What it means for the Senate to 'go nuclear' on Gorsuch nomination

Justin Sullivan/Getty Images(WASHINGTON) — The Senate is expected to alter longstanding practice for confirming Supreme Court nominees Thursday as members vote on advancing the nomination of Judge Neil Gorsuch.

Republicans on their own do not have enough votes to end the floor debate on Gorsuch’s nomination, a move known as cloture, under the current rules requiring 60 votes. They accuse Democrats of unfairly obstructing a qualified jurist, while Democrats argue that Gorsuch is too radical for the court.

In order to bypass Democrats’ opposition, Senate Majority Leader Mitch McConnell, R-Kentucky, is expected to invoke the so-called “nuclear option,” which would allow him to change Senate precedent on voting on Supreme Court cloture votes from a 60-vote threshold to a simple majority of 51 votes.

“One way or the other, we will confirm Judge Gorsuch,” McConnell told reporters Tuesday.

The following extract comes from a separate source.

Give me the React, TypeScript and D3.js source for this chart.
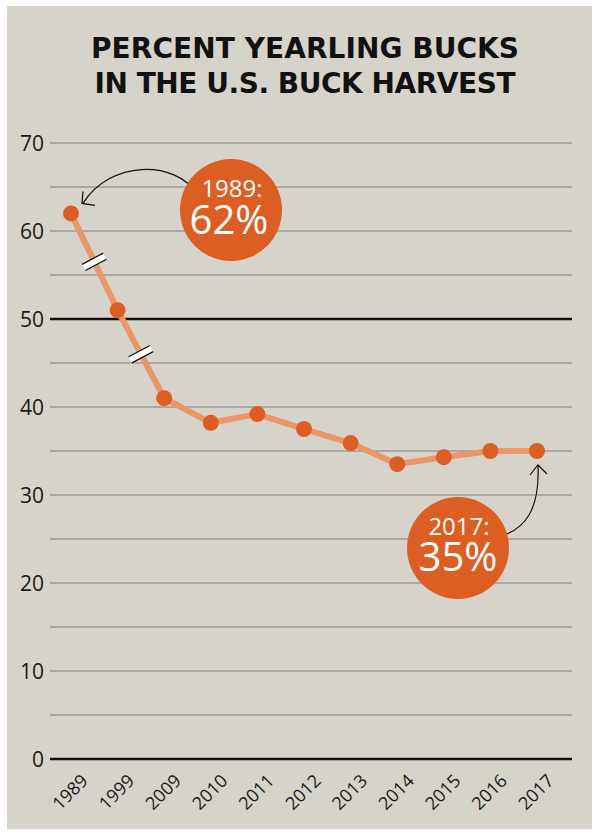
import React from 'react';
import * as d3 from 'd3';

const years = ['1989', '1999', '2009', '2010', '2011', '2012', '2013', '2014', '2015', '2016', '2017'];
const yearlingPct = [62, 51, 41, 38.2, 39.2, 37.5, 35.9, 33.5, 34.3, 35, 35];
const yTicks = [0, 10, 20, 30, 40, 50, 60, 70];
const gridLevels = [5, 15, 25, 35, 45, 55, 65];
const boldLevels = [0, 50];
const titleLines = ['PERCENT YEARLING BUCKS', 'IN THE U.S. BUCK HARVEST'];

const W = 592;
const H = 832;
const ORANGE = '#dd5e22';
const LINE = '#ea9667';

export default function App() {
  const x = d3.scalePoint<string>().domain(years).range([71, 537]);
  const y = d3.scaleLinear().domain([0, 70]).range([759, 143]);
  const pts = years.map((yr, i) => ({ yr, v: yearlingPct[i] }));
  const line = d3.line<{ yr: string; v: number }>().x(d => x(d.yr)!).y(d => y(d.v));

  // break marks on the first two (compressed) segments
  const breaks = [0, 1].map(i => {
    const x0 = x(years[i])!, y0 = y(yearlingPct[i]);
    const x1 = x(years[i + 1])!, y1 = y(yearlingPct[i + 1]);
    return { cx: (x0 + x1) / 2, cy: (y0 + y1) / 2 };
  });

  const first = { x: x(years[0])!, y: y(yearlingPct[0]) };
  const last = { x: x(years[years.length - 1])!, y: y(yearlingPct[yearlingPct.length - 1]) };
  const sans = '"Open Sans", sans-serif';

  return (
    <svg width={W} height={H} style={{ position: 'absolute', left: 0, top: 0 }}>
      <rect x={0} y={0} width={W} height={H} fill="#fff" />
      <rect x={7} y={6} width={W - 7} height={823} fill="#d6d3cb" />
      {titleLines.map((t, i) => (
        <text key={t} x={305} y={58 + i * 35} textAnchor="middle"
          textLength={i === 0 ? 428 : 421} lengthAdjust="spacing"
          style={{ fontFamily: '"DejaVu Sans", sans-serif', fontWeight: 700, fontSize: 28 }} fill="#111">{t}</text>
      ))}
      {gridLevels.concat(yTicks.filter(v => !boldLevels.includes(v))).map(v => (
        <line key={'g' + v} x1={50} x2={572} y1={y(v)} y2={y(v)} stroke="#9a9a9a" strokeWidth={1.5} />
      ))}
      {boldLevels.map(v => (
        <line key={'b' + v} x1={50} x2={572} y1={y(v)} y2={y(v)} stroke="#111" strokeWidth={2.4} />
      ))}
      {yTicks.map(v => (
        <text key={'t' + v} x={44} y={y(v) + 7.5} textAnchor="end"
          style={{ fontFamily: sans, fontSize: 21 }} fill="#1a1a1a">{v}</text>
      ))}
      {years.map(yr => (
        <text key={'x' + yr} transform={`translate(${x(yr)! + 18},${782}) rotate(-45)`} textAnchor="end"
          style={{ fontFamily: sans, fontSize: 18 }} fill="#1a1a1a">{yr}</text>
      ))}
      <path d={line(pts)!} fill="none" stroke={LINE} strokeWidth={6} />
      {breaks.map((b, i) => (
        <g key={'br' + i} transform={`translate(${b.cx},${b.cy}) rotate(-28)`}>
          <rect x={-12} y={-3.5} width={24} height={7} fill="#fff" />
          <line x1={-12} x2={12} y1={-3.5} y2={-3.5} stroke="#111" strokeWidth={1.3} />
          <line x1={-12} x2={12} y1={3.5} y2={3.5} stroke="#111" strokeWidth={1.3} />
        </g>
      ))}
      {pts.map(p => (
        <circle key={'p' + p.yr} cx={x(p.yr)} cy={y(p.v)} r={8} fill={ORANGE} />
      ))}

      {/* 1989 callout */}
      <path d={`M196,193 C175,160 110,160 ${first.x + 12},${first.y - 10}`} fill="none" stroke="#111" strokeWidth={1.2} />
      <path d={`M${first.x + 12},${first.y - 22} L${first.x + 11},${first.y - 10} L${first.x + 24},${first.y - 8}`} fill="none" stroke="#111" strokeWidth={1.2} />
      <circle cx={231} cy={210} r={51} fill={ORANGE} />
      <text x={232} y={197} textAnchor="middle" style={{ fontFamily: sans, fontSize: 24 }} fill="#fff">1989:</text>
      <text x={229} y={234} textAnchor="middle" style={{ fontFamily: sans, fontSize: 40, fontWeight: 500 }} fill="#fff">62%</text>

      {/* 2017 callout */}
      <path d={`M498,537 C525,530 540,510 ${last.x + 1},${last.y + 14}`} fill="none" stroke="#111" strokeWidth={1.2} />
      <path d={`M${last.x - 7},${last.y + 24} L${last.x + 1},${last.y + 14} L${last.x + 10},${last.y + 23}`} fill="none" stroke="#111" strokeWidth={1.2} />
      <circle cx={458} cy={548} r={51} fill={ORANGE} />
      <text x={459} y={535} textAnchor="middle" style={{ fontFamily: sans, fontSize: 24 }} fill="#fff">2017:</text>
      <text x={458} y={571} textAnchor="middle" style={{ fontFamily: sans, fontSize: 40, fontWeight: 500 }} fill="#fff">35%</text>
    </svg>
  );
}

The actual proceedings that comprise the “nuclear option” are somewhat wonky. The majority leader and presiding officer, guided by parliamentary experts, go through a series of choreographed steps in which the leader suggests a change to the rules, the presiding officer challenges him, and then the leader calls a vote on a rules change, which only requires 51 votes.

After the rules change, the Senate will hold a second cloture vote, this one only requiring the simple majority. Once passed, that vote starts the clock on a 30-hour debate period, after which time the Senate votes on the Gorsuch confirmation itself, likely sometime Friday afternoon or evening.

McConnell’s invocation of the “nuclear option” is not the first time it’s been done. Then-leader Harry Reid, D-Nevada, did the same thing in 2013 in response to what Democrats said was historic obstruction of President Barack Obama’s Cabinet nominees and lower-court judicial appointees. The margin was lowered on those votes, but the threshold for Supreme Court nominations went unchanged.